One use case I can think of for specializing functions based on
whether or not its arguments are compile-time evaluable:
// Big container that can't be accessed in constant time:
immutable cachedResults = init();
double getResult(<args>)
if (areCompileTimeConstants!(<args>) == false)
{
return cachedResults.at(<args>);
}
double getResult(<args>)
if (areCompileTimeConstants!(<args>) == true)
{
// Computing the result takes long time
...
return computedResult;
}
Point being that A) cachedResults takes so much memory we don't
want to evaluate it at compile-time and bloat the executable, and
B) accessing cachedResults takes some non-trivial time, so we
don't want to do that at runtime if it can be done at
compile-time. Don't know how common this kind of thing would be
though.
But, that made me think...
In a perfect world, I think, the compiler would always evaluate
all possible functions at compile-time, given that doing so would
produce a smaller (or equal size) executable than what
not-evaluating-at-compile-time would produce.
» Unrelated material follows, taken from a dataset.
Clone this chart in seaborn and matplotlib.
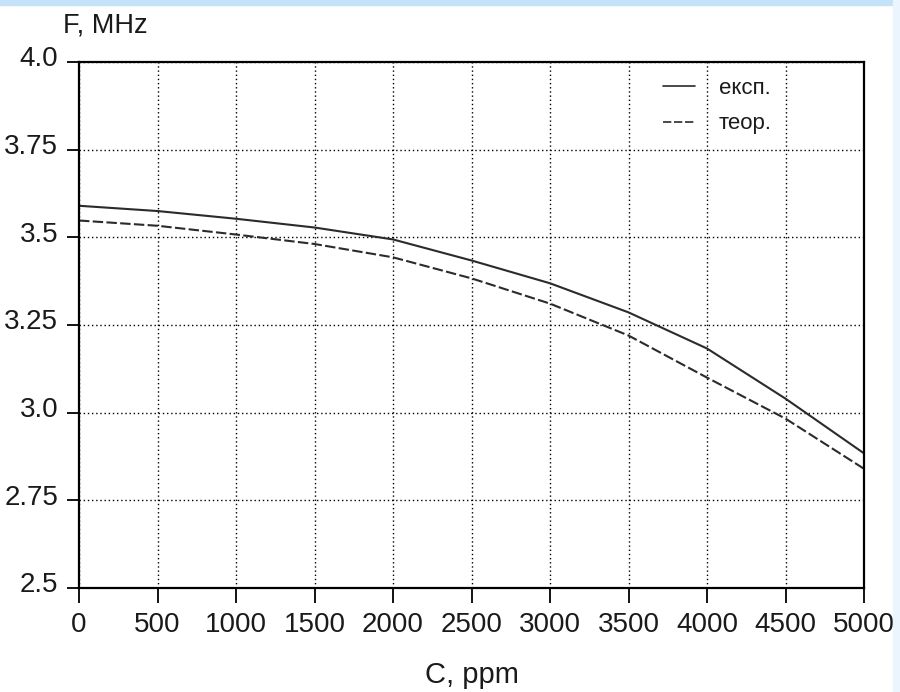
import numpy as np
import pandas as pd
import matplotlib
matplotlib.use("Agg")
import matplotlib.pyplot as plt
import seaborn as sns
from matplotlib.patches import Rectangle
from matplotlib.transforms import ScaledTranslation

# values
conc = [0, 500, 1000, 1500, 2000, 2500, 3000, 3500, 4000, 4500, 5000]
f_exp = [3.59, 3.575, 3.553, 3.528, 3.494, 3.434, 3.369, 3.286, 3.183, 3.04, 2.884]
f_theor = [3.548, 3.533, 3.508, 3.481, 3.443, 3.383, 3.311, 3.22, 3.1, 2.983, 2.84]
yticks = [2.5, 2.75, 3.0, 3.25, 3.5, 3.75, 4.0]
ytick_labels = ["2.5", "2.75", "3.0", "3.25", "3.5", "3.75", "4.0"]

sns.set_style("white")
plt.rcParams['font.family'] = ['Liberation Sans', 'DejaVu Sans']

df = pd.DataFrame({
    "C": conc * 2,
    "F": f_exp + f_theor,
    "kind": ["експ."] * len(conc) + ["теор."] * len(conc),
})

W, H = 900, 692
fig = plt.figure(figsize=(9, 6.92), dpi=100)
ax = fig.add_axes([79 / W, 1 - 588 / H, (864 - 79) / W, (588 - 62) / H])

sns.lineplot(data=df, x="C", y="F", style="kind", color="#2b2b2b",
             dashes={"експ.": "", "теор.": (5, 1.6)}, linewidth=1.5, ax=ax)

ax.set_xlim(0, 5000)
ax.set_ylim(2.5, 4.0)
ax.set_xticks(conc)
ax.set_xticklabels([str(c) for c in conc], fontsize=20)
ax.set_yticks(yticks)
ax.set_yticklabels(ytick_labels, fontsize=20)
ax.tick_params(axis='x', direction='out', length=11, width=1.3, color='black',
               bottom=True, pad=6, labelcolor='#1a1a1a')
ax.tick_params(axis='y', direction='out', length=9, width=1.3, color='black',
               left=True, pad=6, labelcolor='#1a1a1a')
# y labels in the reference sit a little above their ticks
for lab in ax.get_yticklabels():
    lab.set_transform(lab.get_transform() + ScaledTranslation(0, 4 / 72, fig.dpi_scale_trans))

ax.grid(True, color='black', linestyle=(0, (1, 2)), linewidth=1)
for s in ax.spines.values():
    s.set_color('black')
    s.set_linewidth(1.6)

ax.set_xlabel("C, ppm", fontsize=21, labelpad=17, color='#1a1a1a')
ax.set_ylabel("")
fig.text(63 / W, 1 - 25 / H, "F, MHz", fontsize=19.5, va='center', ha='left', color='#1a1a1a')

leg = ax.legend(frameon=False, fontsize=16, handlelength=1.45, handletextpad=1.05,
                loc='upper left', bbox_to_anchor=((663 - 79) / 785, (588 - 78) / 526),
                borderpad=0, borderaxespad=0, labelspacing=0.65)
for t in leg.get_texts():
    t.set_color('#1a1a1a')
for h in leg.get_lines():
    h.set_linewidth(1.2)

# light blue frame around the slide
fig.patches.append(Rectangle((0, 1 - 5 / H), 1, 5 / H, transform=fig.transFigure,
                             color='#c4e2f8', zorder=0))
fig.patches.append(Rectangle((893 / W, 0), 7 / W, 1, transform=fig.transFigure,
                             color='#eaf5fd', zorder=0))

fig.savefig("out.png", dpi=100)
For example
(assuming the following initialization functions are compile-time
evaluable):
// The following wouldn't be evaluated at compile time,
// because that function call (probably) wouldn't take
// as much space in the executable as million ints:
int[1_000_000] bigArray = initBigArray();
// The following would be always evaluated at compile time,
// because a single int value would take less space in the
// executable than the function call:
int myValue = initMyValue();
Although, to speed up test compilations, we'd need a compiler
flag to disable this "aggressive" CTFE behaviour.